A few examples prove this point. Any collector would be thrilled to have one of the printed bookplates that Dard Hunter designed for Elbert Hubbard; Boice owns the original pencil drawing that Hunter did for that bookplate. The Roycroft edition of Ralph Waldo Emerson’s Nature, with its Dard Hunter title page, would be an equally exciting addition to any Arts and Crafts collection; Boice has that original pencil drawing, too.
He has not only a wide-brimmed Stetson that shaded Hubbard’s head when he went out riding on his horse, Garnet, he also has the Stetson that Hubbard’s daughter Miriam wore when she rode beside her father. Like many collectors, Boice owns modeled leather bookends, table mats and other leather wares made and marketed by the Roycrofters; yet he also owns the gorgeous, one-of-a-kind tooled leather frieze panel made specially for the office of Hubbard’s wife, Alice.
A Roycroft Morris chair is another object that many collectors covet; usually constructed of oak or mahogany those chairs rarely come onto the market. Boice owns something much rarer: one of perhaps five bird’s-eye maple Roycroft Morris chairs made solely for the Roycroft Inn (though Hubbard may have had a few more made for special friends), this one with its original velour cushions still intact.

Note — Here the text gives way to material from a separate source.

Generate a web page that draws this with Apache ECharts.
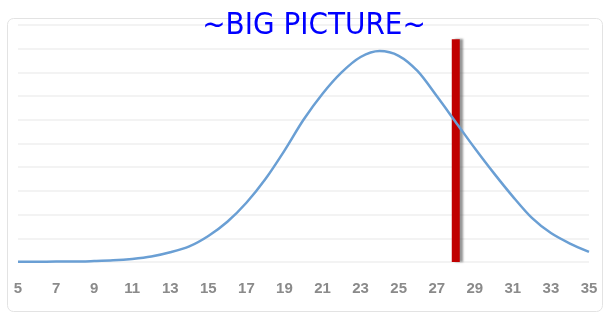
<!DOCTYPE html>
<html><head><meta charset="utf-8">
<script src="https://cdn.jsdelivr.net/npm/echarts@6/dist/echarts.min.js"></script>
<style>html,body{margin:0;padding:0;background:#fff}#c{width:605px;height:316px}</style>
</head><body><div id="c"></div>
<script>
const xValues = [5,6,7,8,9,10,11,12,13,14,15,16,17,18,19,20,21,22,23,24,25,26,27,28,29,30,31,32,33,34,35];
const yValues = [0.01,0.01,0.02,0.02,0.04,0.07,0.13,0.23,0.41,0.66,1.1,1.7,2.5,3.5,4.7,6.0,7.1,8.0,8.65,8.9,8.7,8.05,7.0,5.9,4.8,3.75,2.76,1.86,1.22,0.78,0.43];
const markerX = 28;
const markerTop = 9.4;
const tickLabels = [5,7,9,11,13,15,17,19,21,23,25,27,29,31,33,35];
const titleText = '~BIG PICTURE~';

const chart = echarts.init(document.getElementById('c'), null, {renderer:'canvas'});
chart.setOption({
  animation:false,
  graphic:[{type:'rect', z:-1, shape:{x:7.5,y:18.5,width:595,height:293,r:6}, style:{fill:'#fff',stroke:'#e3e3e3',lineWidth:1}}],
  title:{text:titleText, left:309, top:5, textAlign:'center',
    textStyle:{color:'#0000ff', fontSize:31, fontWeight:'normal', fontFamily:'DejaVu Sans Condensed'}},
  grid:{left:18, right:16, top:25, bottom:54, containLabel:false},
  xAxis:{type:'value', min:5, max:35, interval:2,
    axisLine:{show:false}, axisTick:{show:false}, splitLine:{show:false},
    axisLabel:{color:'#8a8a8a', fontSize:15, fontWeight:'bold', fontFamily:'Liberation Sans', margin:19,
      formatter:v=>tickLabels.includes(v)?String(v):''}},
  yAxis:{type:'value', min:0, max:10, interval:1, axisLabel:{show:false}, axisLine:{show:false}, axisTick:{show:false},
    splitLine:{lineStyle:{color:'#efefef', width:1.5}}},
  series:[
    {type:'line', data:xValues.map((x,i)=>[x,yValues[i]]), showSymbol:false, smooth:0.3,
      lineStyle:{color:'#6a9fd4', width:2.5}, z:3},
    {type:'line', data:[[markerX,0],[markerX,markerTop]], showSymbol:false,
      lineStyle:{color:'#c00000', width:8, cap:'butt', shadowColor:'rgba(80,80,80,0.6)', shadowOffsetX:3, shadowBlur:2}, z:2}
  ]
});
</script></body></html>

There is another side of Boice Lydell that not many people know about. He is a passionate expert in martial arts and has a black belt in karate. Martial arts may seem far removed from the world of antiques but not so: successful collecting is hardly ever a contact sport, but like karate it requires intensity, focus, strength, constant practice, physical and mental agility and an ever-competitive spirit. “I love collecting,” Boice says, and no one could doubt him.